CHALLENGE.
Copy, exactly and only, the lines from the one with "Write the matplotlib code for this chart." up to and including the one with "from matplotlib.ticker import", leaving pictures out.

MATERIAL FOR THE TASK.
——————

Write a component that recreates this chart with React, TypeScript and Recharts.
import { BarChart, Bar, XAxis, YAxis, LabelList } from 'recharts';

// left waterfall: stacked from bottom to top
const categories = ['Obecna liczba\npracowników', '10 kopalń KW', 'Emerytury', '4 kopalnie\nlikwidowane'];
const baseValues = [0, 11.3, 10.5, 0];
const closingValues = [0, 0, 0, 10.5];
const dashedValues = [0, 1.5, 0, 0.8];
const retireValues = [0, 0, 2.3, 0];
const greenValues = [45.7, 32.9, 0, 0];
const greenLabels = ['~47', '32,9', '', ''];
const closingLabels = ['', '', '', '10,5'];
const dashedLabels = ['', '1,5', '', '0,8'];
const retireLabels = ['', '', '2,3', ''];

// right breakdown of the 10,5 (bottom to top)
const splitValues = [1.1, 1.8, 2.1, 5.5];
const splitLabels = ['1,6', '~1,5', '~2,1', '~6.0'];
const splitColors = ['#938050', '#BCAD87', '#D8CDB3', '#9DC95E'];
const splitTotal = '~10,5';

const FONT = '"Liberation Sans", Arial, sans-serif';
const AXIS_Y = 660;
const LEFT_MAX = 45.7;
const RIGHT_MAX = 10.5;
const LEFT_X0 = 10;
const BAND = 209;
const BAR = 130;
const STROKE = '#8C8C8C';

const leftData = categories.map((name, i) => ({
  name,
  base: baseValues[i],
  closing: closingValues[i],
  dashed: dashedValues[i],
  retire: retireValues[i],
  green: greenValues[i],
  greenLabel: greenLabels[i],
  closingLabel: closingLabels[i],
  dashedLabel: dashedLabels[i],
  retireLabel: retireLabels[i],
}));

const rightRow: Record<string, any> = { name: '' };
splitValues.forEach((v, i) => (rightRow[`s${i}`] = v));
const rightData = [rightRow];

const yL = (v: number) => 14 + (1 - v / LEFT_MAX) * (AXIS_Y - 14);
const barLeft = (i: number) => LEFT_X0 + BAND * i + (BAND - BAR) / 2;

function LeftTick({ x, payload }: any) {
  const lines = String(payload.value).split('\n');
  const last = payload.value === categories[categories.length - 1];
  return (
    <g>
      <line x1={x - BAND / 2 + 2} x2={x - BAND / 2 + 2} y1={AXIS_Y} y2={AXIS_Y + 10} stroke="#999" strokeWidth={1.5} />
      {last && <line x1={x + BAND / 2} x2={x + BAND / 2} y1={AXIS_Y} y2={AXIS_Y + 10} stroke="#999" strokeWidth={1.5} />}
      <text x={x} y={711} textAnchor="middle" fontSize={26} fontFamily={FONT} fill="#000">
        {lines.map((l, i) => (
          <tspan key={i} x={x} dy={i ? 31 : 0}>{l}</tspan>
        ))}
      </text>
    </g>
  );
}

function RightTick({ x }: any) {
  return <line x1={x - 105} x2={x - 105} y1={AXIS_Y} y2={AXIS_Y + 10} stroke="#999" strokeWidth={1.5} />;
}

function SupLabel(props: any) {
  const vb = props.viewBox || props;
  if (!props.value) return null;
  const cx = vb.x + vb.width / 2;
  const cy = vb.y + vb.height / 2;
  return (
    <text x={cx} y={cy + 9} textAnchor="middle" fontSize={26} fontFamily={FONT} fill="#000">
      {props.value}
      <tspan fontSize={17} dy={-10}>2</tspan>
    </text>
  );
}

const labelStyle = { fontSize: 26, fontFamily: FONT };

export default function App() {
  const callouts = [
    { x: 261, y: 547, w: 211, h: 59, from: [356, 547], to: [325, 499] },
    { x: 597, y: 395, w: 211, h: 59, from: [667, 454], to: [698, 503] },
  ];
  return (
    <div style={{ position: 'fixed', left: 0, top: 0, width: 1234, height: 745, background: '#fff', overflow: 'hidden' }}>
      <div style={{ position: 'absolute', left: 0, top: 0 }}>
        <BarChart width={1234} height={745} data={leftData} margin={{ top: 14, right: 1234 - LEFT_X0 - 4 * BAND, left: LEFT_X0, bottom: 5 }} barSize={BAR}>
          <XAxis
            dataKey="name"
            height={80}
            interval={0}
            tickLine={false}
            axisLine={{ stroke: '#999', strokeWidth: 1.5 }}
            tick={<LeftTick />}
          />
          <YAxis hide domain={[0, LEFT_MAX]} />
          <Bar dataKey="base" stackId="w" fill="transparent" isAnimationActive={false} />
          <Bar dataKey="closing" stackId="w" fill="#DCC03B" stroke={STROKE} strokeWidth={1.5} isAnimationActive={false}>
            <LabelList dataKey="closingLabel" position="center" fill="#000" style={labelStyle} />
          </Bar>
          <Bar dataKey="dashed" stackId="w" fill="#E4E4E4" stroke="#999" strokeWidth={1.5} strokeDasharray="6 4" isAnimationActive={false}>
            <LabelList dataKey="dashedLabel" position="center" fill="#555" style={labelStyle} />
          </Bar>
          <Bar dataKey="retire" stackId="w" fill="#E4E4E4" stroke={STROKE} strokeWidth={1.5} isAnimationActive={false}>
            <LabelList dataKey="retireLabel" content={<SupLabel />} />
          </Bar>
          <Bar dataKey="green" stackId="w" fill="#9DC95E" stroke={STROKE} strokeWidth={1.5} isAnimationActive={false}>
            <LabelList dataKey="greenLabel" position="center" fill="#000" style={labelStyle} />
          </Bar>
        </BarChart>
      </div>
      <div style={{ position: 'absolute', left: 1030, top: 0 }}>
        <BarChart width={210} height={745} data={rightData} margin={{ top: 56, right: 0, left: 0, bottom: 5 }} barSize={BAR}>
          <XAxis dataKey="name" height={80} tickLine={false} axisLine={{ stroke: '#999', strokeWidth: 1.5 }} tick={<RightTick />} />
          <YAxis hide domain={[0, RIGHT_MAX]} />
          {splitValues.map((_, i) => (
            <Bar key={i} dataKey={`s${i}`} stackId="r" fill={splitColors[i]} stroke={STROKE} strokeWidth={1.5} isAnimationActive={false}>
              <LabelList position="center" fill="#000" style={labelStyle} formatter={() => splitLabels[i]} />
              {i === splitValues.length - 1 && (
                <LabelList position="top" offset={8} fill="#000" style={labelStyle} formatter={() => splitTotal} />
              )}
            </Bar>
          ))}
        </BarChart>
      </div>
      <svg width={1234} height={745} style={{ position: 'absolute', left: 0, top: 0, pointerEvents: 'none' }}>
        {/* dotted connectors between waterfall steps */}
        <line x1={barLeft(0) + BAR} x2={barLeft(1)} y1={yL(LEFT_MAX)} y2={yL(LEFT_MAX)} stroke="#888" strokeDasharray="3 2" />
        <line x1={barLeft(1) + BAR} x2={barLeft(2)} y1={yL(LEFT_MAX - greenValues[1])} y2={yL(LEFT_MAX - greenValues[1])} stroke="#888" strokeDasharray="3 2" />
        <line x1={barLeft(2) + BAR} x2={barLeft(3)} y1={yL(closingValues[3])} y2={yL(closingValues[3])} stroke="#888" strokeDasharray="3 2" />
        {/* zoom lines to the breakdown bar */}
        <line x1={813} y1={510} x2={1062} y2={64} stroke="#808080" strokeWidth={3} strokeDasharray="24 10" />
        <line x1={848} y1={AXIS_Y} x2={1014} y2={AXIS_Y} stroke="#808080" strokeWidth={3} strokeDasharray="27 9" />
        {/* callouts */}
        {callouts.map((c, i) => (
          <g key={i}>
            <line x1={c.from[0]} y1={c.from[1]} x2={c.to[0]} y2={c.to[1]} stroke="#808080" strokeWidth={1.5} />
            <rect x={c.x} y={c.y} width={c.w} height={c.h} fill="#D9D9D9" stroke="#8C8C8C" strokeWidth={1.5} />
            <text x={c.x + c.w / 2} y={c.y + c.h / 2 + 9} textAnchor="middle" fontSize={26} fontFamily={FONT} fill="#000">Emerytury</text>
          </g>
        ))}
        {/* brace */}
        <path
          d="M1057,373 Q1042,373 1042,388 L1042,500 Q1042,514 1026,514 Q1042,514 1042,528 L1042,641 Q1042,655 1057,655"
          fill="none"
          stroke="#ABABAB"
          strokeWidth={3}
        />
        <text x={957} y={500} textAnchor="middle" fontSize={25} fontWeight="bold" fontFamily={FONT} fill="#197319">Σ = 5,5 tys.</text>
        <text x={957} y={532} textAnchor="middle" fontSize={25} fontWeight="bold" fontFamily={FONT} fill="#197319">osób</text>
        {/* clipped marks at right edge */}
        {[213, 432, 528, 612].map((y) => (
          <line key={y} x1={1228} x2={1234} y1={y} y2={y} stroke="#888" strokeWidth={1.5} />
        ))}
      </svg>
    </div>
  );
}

——————

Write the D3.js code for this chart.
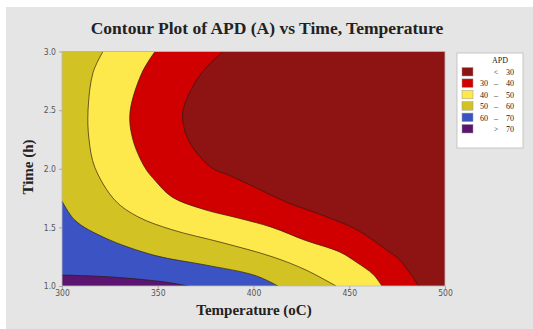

——————

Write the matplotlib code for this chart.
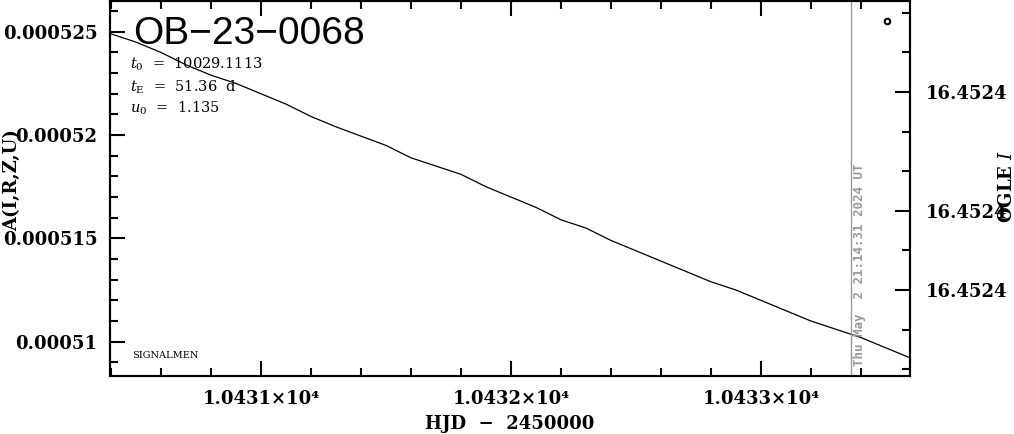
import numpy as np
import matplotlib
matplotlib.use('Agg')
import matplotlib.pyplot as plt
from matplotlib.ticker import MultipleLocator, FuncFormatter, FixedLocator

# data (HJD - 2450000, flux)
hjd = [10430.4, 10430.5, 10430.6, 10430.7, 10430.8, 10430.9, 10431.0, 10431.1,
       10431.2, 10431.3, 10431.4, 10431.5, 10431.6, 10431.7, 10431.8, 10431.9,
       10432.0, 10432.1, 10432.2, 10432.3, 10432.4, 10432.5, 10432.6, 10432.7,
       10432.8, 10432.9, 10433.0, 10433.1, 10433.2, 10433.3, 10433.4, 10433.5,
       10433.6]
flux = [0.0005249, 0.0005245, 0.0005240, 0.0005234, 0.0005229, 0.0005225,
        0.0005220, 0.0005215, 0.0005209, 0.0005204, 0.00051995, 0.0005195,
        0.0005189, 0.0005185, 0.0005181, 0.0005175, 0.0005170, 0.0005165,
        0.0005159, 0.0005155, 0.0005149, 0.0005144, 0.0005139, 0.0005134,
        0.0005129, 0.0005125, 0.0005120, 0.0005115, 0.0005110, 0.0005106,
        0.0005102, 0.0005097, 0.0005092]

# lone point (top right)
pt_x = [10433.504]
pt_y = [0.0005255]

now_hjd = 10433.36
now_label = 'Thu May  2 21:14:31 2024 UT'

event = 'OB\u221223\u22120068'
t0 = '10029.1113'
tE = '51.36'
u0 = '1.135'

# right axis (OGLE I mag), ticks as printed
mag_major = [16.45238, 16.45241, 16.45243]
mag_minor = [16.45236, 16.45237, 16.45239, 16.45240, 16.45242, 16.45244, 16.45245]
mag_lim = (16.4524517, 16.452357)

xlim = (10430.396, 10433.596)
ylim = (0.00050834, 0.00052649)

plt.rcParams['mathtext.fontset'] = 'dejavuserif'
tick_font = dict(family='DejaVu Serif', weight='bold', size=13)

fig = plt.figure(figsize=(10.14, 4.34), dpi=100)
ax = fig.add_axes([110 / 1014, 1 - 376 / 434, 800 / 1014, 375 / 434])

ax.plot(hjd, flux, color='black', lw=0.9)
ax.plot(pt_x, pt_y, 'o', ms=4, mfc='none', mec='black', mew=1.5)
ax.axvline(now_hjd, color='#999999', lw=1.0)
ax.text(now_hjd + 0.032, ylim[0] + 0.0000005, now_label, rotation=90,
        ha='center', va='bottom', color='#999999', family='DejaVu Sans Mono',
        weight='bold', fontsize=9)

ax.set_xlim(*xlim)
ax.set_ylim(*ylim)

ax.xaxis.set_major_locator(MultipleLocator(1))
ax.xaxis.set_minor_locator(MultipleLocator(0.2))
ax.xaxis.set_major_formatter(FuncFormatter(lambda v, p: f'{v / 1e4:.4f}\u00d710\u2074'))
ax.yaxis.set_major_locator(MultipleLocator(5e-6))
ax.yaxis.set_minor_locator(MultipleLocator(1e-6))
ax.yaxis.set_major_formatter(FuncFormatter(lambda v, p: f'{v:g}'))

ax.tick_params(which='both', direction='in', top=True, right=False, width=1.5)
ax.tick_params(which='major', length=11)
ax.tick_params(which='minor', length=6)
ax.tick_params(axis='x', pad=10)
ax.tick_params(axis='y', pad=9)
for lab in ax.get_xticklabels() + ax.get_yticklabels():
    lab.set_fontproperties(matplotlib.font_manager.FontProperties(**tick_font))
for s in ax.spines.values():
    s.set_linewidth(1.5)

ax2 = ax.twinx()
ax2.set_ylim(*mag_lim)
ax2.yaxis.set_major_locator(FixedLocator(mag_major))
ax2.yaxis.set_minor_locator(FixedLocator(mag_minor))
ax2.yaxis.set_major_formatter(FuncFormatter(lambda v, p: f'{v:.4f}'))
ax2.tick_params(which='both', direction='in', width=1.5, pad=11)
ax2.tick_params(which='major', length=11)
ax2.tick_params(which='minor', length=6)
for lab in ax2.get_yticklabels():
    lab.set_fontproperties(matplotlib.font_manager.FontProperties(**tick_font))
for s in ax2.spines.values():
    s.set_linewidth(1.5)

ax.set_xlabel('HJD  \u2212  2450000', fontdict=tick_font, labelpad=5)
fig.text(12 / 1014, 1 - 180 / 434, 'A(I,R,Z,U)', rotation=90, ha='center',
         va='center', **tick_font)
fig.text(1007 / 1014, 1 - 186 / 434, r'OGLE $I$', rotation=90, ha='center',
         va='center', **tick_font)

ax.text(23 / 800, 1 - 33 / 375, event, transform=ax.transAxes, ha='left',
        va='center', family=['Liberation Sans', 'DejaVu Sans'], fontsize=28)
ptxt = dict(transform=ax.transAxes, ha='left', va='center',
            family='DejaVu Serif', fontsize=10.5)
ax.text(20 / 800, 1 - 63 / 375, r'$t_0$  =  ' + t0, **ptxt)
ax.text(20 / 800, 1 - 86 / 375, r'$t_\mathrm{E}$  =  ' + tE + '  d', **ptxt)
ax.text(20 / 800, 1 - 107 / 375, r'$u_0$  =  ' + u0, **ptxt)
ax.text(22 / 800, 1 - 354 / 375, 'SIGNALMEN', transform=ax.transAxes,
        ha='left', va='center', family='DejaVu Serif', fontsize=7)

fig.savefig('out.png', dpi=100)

——————

THE SOLUTION.
Write the matplotlib code for this chart.
import numpy as np
import matplotlib
matplotlib.use('Agg')
import matplotlib.pyplot as plt
from matplotlib.ticker import MultipleLocator, FuncFormatter, FixedLocator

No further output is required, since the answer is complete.